What makes unboxing experience pricing go up the most?
Custom structure, premium finishes, and hand assembly are usually the biggest cost drivers. Small quantities also push unit cost higher because setup fees get spread across fewer units. Freight can surprise people too, especially with bulky rigid boxes that eat pallet space. A box that costs $1.40 to make in Shenzhen can end up feeling like $2.10 landed once you add packing and trucking to Los Angeles.
Can I create a premium unboxing experience on a tight budget?
Yes. Focus on one strong visual cue like a custom mailer, insert card, or tissue wrap. Keep the structure simple and use print, typography, and messaging to create the premium feeling. A 350gsm C1S artboard insert with a sharp PMS 186 red logo can do more for perception than a rigid box with three finishes if the execution is clean and the pack-out stays under 15 seconds per unit.
How long does the unboxing experience pricing and production process take?
Simple printed packaging can move faster, while custom structures and specialty finishes take longer. Sampling, revisions, and material availability are the usual bottlenecks. For most custom packaging produced in Dongguan or Suzhou, allow 12 to 15 business days from proof approval for straightforward runs, and 25 to 45 business days for more complex kits with assembly or imported materials.
What should I ask a supplier before approving pricing?

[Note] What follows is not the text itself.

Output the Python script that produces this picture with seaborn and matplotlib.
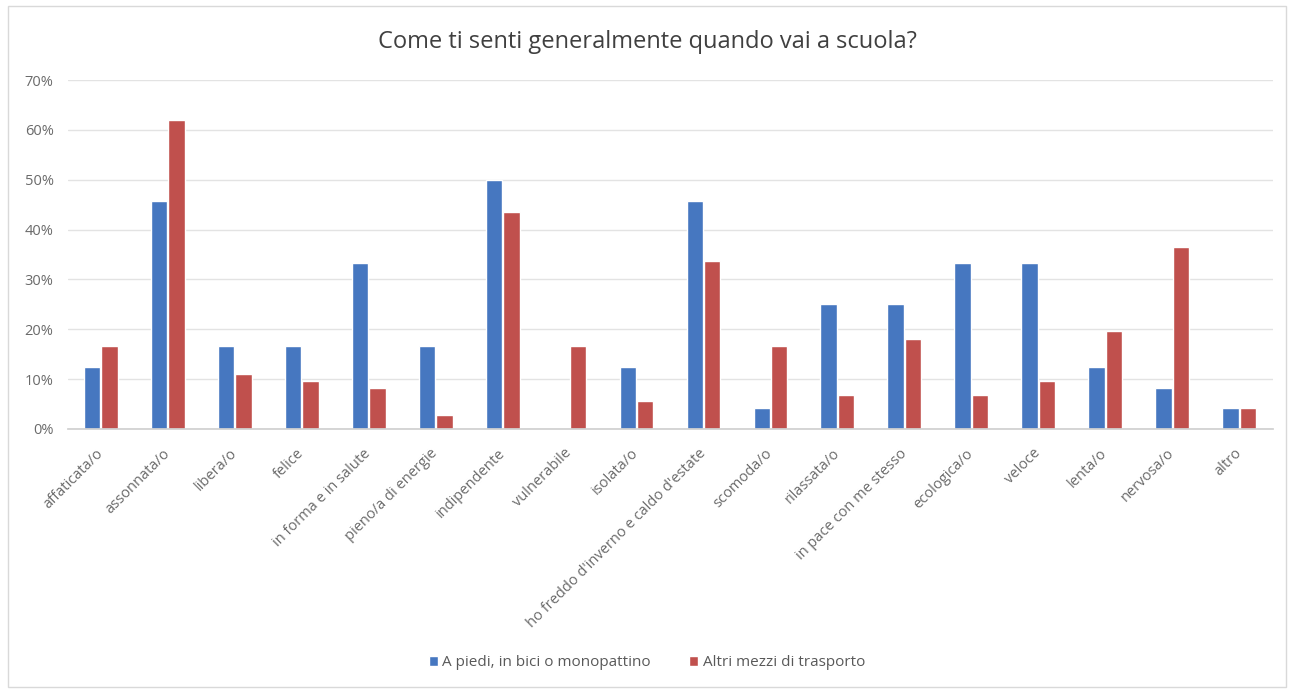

Ask for itemized costs, MOQ, setup fees, lead times, and freight estimates. Confirm whether assembly and inserts are included or billed separately. Request the board specification, such as 350gsm C1S artboard or 2.0mm rigid greyboard, and ask where production happens, whether that’s Shenzhen, Dongguan, Ningbo, or Ho Chi Minh City. Then request a sample or prototype so you can judge the real customer experience before you order in volume.